Florida A&M University trustees voted overwhelmingly Friday to force members of an anti-hazing committee to meet in public, despite warnings from the committee’s chairman that the move would likely cause most of the committee’s members to resign.

The 8-2 vote by trustees, who had earlier endorsed changing the committee from an advisory panel to a “fact-finding” body to allow it to meet in private, came after Gov. Rick Scott and Florida Board of Governors Chairman Dean Colson both called on university officials to reconsider.

The trustees suggested that public perception of the original decision and the desire to have the committee issue recommendations at the end of the process played into the new vote. But Stephen Robinson, a former federal judge chairing the panel, said that would make it impossible for several members to participate in the meetings.

Robinson said members of the committee are spread out from Florida to Maine and need to be able to decide quickly to talk on the phone or exchange emails without noticing meetings and making sure the public could attend.

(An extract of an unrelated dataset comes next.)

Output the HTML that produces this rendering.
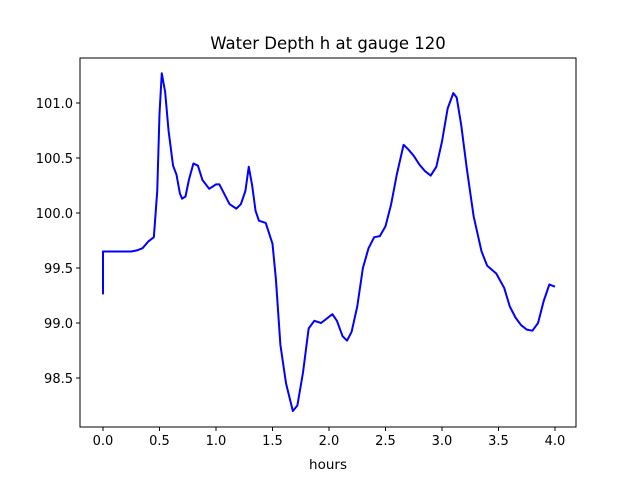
<!DOCTYPE html>
<html><head><meta charset="utf-8"><style>
body{margin:0;background:#fff;font-family:"DejaVu Sans","Liberation Sans",sans-serif;}
svg text{font-family:"DejaVu Sans","Liberation Sans",sans-serif;}
</style></head><body>
<svg id="chart" width="640" height="480" xmlns="http://www.w3.org/2000/svg">
<rect width="640" height="480" fill="#fff"/>
<text x="328" y="49" text-anchor="middle" font-size="16.5">Water Depth h at gauge 120</text>
<g id="plot"></g>
<text x="328" y="469" text-anchor="middle" font-size="13.5">hours</text>
</svg>
<script>
const hours=[0,0,0.1,0.2,0.25,0.3,0.35,0.4,0.45,0.48,0.5,0.52,0.55,0.58,0.62,0.65,0.68,0.7,0.73,0.76,0.8,0.84,0.88,0.94,1.0,1.03,1.07,1.12,1.18,1.22,1.26,1.29,1.32,1.35,1.38,1.44,1.5,1.53,1.57,1.62,1.68,1.72,1.77,1.82,1.87,1.93,2.03,2.07,2.12,2.16,2.2,2.25,2.3,2.35,2.4,2.45,2.5,2.55,2.6,2.66,2.7,2.75,2.8,2.85,2.9,2.95,3.0,3.05,3.1,3.13,3.17,3.22,3.28,3.35,3.4,3.48,3.55,3.6,3.65,3.7,3.75,3.8,3.85,3.9,3.95,4.0];
const depth=[99.26,99.65,99.65,99.65,99.65,99.66,99.68,99.74,99.78,100.2,100.9,101.27,101.1,100.75,100.43,100.35,100.18,100.13,100.15,100.3,100.45,100.43,100.3,100.22,100.26,100.26,100.18,100.08,100.04,100.08,100.2,100.42,100.25,100.02,99.93,99.91,99.72,99.4,98.8,98.45,98.2,98.25,98.55,98.95,99.02,99.0,99.08,99.02,98.88,98.84,98.92,99.15,99.5,99.68,99.78,99.79,99.88,100.08,100.35,100.62,100.58,100.52,100.44,100.38,100.34,100.42,100.65,100.95,101.09,101.05,100.8,100.4,99.97,99.65,99.52,99.45,99.32,99.15,99.05,98.98,98.94,98.93,99.0,99.2,99.35,99.33];
const xTicks=[0,0.5,1,1.5,2,2.5,3,3.5,4];
const xTickLabels=["0.0","0.5","1.0","1.5","2.0","2.5","3.0","3.5","4.0"];
const yTicks=[98.5,99,99.5,100,100.5,101];
const yTickLabels=["98.5","99.0","99.5","100.0","100.5","101.0"];
const L=80,R=576,T=58,B=427;
const xs=v=>103+v*113;
const ys=v=>103+(101-v)*110;
const NS="http://www.w3.org/2000/svg";
const g=document.getElementById('plot');
function mk(tag,attrs){const e=document.createElementNS(NS,tag);for(const k in attrs)e.setAttribute(k,attrs[k]);g.appendChild(e);return e;}
const pl=mk('polyline',{points:hours.map((h,i)=>xs(h)+','+ys(depth[i])).join(' '),fill:'none',stroke:'#0000ff','stroke-width':2,'stroke-linejoin':'round'});


const fr=mk('rect',{x:L,y:T,width:R-L,height:B-T,fill:'none',stroke:'#000','stroke-width':1});


xTicks.forEach((t,i)=>{
 const tk=mk('line',{x1:xs(t),x2:xs(t),y1:B,y2:B+4,stroke:'#000'});
 
 
 const tx=mk('text',{x:xs(t),y:B+18,'text-anchor':'middle','font-size':13});
 tx.textContent=xTickLabels[i];
 
 
});
yTicks.forEach((t,i)=>{
 const tk=mk('line',{x1:L-4,x2:L,y1:ys(t),y2:ys(t),stroke:'#000'});
 
 
 const tx=mk('text',{x:L-7,y:ys(t)+5,'text-anchor':'end','font-size':13});
 tx.textContent=yTickLabels[i];
 
 
});
</script>
</body></html>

Otherwise, he said it would be nearly impossible for the committee to meet the board’s goal of having recommendations before students return to the university in the fall.

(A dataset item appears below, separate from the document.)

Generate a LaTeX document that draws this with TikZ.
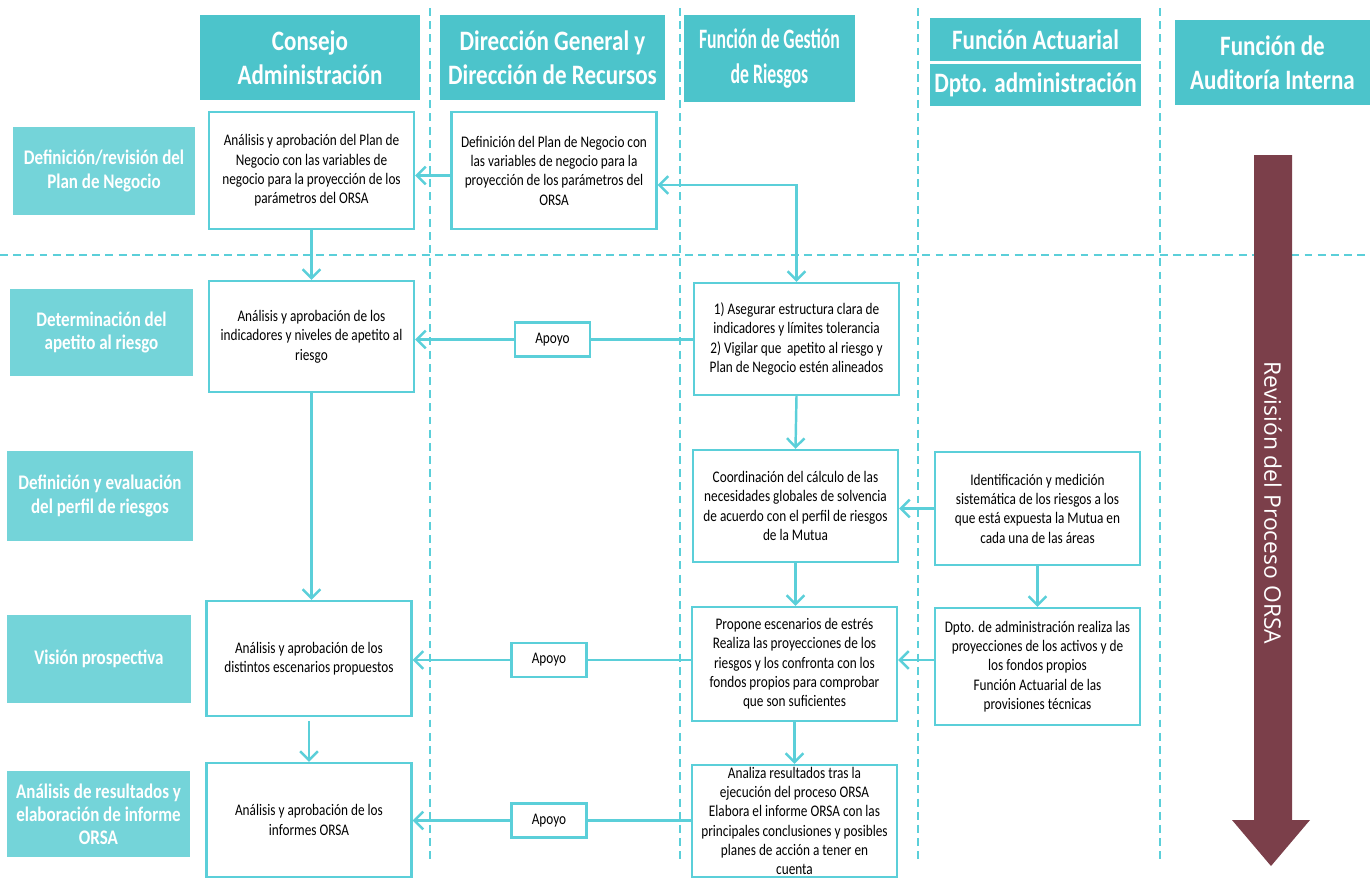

“The committee members must be allowed to communicate whenever and wherever they can find the convenient time to do so,” Robinson said before the board vote.

At least five of the committee’s seven members, including Robinson, would likely have to resign if they were forced to hold open meetings, he said.

Belinda Shannon, the trustee who serves as the board’s contact with the committee, said the panel’s initial recommendation that it meet privately was misconstrued.

“They do not wish to operate in secrecy,” she said. “To suggest that the committee was acting so as to dodge the Sunshine Law is not only misinformed, but it’s unfair to the dedicated men and women who have agreed to serve on this committee.”

But other board members pushed ahead to make the panel’s meetings public, and at least one seemed offended by Robinson’s suggestion that the committee might quit.

“Go ahead and resign,” retorted trustee Rufus Montgomery. “But I don’t think as a board we should be held hostage under the threat of resignation of anyone.”

The public rift between the trustees and the committee it set up to draft strategies for dealing with hazing at the institution comes as the university continues to grapple with the death of drum major Robert Champion, who was killed in November.

Champion died after a hazing tied to the historically black college’s famed “Marching 100” band; his death has been ruled a homicide by Orange County medical examiners and the Florida Department of Law Enforcement has launched an investigation.